I'm trying to define a formula which will assist in the generation of some unusual numeric sequences. The sequences are known ahead of time, so I'm really just looking for a simple arithmetic formula that can be used to calculate them, rather than hard coding the values (so that it's more extensible for future updates to my system). I've tried this a number of ways but am not sure what method to use in order to attempt to define this. Any assistance would be extremely appreciated!
when n = 1 the sequence = [0,2,...]
when n = 2 the sequence = [0,-1,3,2,...]
when n = 3 the sequence = [0,-1,-2,4,3,2,...]
when n = 4 the sequence = [0,-1,-2,-3,5,4,3,2,...]
when n = 6 the sequence = [0,-1,-2,-3,-4,-5,7,6,5,4,3,2,...]
when n = 8 the sequence = [0,-1,-2,-3,-4,-5,-6,-7,9,8,7,6,5,4,3,2,...]

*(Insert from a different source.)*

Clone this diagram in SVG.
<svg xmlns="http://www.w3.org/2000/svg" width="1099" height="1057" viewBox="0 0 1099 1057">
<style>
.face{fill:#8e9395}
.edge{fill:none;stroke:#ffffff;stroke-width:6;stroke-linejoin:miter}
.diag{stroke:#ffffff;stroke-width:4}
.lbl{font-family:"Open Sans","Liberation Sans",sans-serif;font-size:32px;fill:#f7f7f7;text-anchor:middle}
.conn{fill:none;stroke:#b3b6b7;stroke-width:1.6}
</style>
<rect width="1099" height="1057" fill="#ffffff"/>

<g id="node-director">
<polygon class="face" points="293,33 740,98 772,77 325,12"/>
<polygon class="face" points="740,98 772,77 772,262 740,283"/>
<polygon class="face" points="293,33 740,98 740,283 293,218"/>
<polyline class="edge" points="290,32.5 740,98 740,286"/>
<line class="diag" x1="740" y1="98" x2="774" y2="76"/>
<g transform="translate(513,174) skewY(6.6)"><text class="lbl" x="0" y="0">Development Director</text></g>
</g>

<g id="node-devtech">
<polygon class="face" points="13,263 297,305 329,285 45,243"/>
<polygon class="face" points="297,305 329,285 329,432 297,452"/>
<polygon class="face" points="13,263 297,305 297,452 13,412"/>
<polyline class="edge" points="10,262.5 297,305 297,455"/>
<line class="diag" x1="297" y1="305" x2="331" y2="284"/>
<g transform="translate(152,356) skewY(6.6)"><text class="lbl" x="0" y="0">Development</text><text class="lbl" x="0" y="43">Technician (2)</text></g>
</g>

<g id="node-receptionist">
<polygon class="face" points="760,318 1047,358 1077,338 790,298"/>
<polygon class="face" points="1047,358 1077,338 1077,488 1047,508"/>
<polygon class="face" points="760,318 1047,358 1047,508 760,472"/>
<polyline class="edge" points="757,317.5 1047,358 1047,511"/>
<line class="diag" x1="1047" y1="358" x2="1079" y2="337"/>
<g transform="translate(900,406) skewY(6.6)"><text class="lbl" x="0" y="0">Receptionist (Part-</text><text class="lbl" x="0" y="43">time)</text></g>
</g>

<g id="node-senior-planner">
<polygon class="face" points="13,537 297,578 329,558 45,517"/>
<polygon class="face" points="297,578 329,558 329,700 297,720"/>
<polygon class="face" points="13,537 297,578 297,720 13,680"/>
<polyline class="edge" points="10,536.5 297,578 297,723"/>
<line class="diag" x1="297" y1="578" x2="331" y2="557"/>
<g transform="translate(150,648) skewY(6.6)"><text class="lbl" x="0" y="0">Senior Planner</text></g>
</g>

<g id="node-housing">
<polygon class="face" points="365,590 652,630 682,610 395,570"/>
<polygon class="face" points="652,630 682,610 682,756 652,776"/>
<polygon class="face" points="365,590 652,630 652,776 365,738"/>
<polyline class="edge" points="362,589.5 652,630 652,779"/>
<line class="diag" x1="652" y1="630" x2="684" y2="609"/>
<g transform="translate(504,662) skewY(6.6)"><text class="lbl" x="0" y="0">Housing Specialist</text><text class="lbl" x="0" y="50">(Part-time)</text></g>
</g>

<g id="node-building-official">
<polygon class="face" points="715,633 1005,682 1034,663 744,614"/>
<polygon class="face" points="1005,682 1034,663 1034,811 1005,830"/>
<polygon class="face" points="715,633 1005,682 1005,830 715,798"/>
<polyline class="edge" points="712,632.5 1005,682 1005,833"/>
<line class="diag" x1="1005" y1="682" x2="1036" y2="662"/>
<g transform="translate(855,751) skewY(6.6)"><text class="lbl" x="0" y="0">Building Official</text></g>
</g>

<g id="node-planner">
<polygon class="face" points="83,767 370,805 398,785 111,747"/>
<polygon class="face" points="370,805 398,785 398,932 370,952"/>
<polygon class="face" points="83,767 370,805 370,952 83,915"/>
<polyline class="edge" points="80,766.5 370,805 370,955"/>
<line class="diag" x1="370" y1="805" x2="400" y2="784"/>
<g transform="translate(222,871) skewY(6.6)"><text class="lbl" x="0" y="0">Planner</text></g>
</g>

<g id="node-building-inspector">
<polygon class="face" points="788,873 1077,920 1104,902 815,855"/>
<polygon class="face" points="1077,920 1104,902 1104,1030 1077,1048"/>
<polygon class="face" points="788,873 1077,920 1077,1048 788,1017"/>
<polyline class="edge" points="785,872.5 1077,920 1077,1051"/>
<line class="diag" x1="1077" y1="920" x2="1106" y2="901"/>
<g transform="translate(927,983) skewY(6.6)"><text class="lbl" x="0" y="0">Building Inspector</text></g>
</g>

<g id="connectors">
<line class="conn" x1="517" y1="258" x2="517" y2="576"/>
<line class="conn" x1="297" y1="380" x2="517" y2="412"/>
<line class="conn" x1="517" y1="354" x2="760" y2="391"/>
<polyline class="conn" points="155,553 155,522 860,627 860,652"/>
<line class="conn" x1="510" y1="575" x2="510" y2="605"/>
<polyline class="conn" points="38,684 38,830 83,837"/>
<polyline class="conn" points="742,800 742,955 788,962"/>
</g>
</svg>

All sequences loop on the "..." (i.e. when n=1 the sequence is really [0,2,0,2,0,2,etc.])
Re-stating the task
The task is to define a formula that defines the value of the ith member of the sequence, with prior-knowledge of the value of n.
aka x in f(n,i) = x
Fwiw, this is a real world problem to assist in the generation of dynamic imposition templates for a printing application :)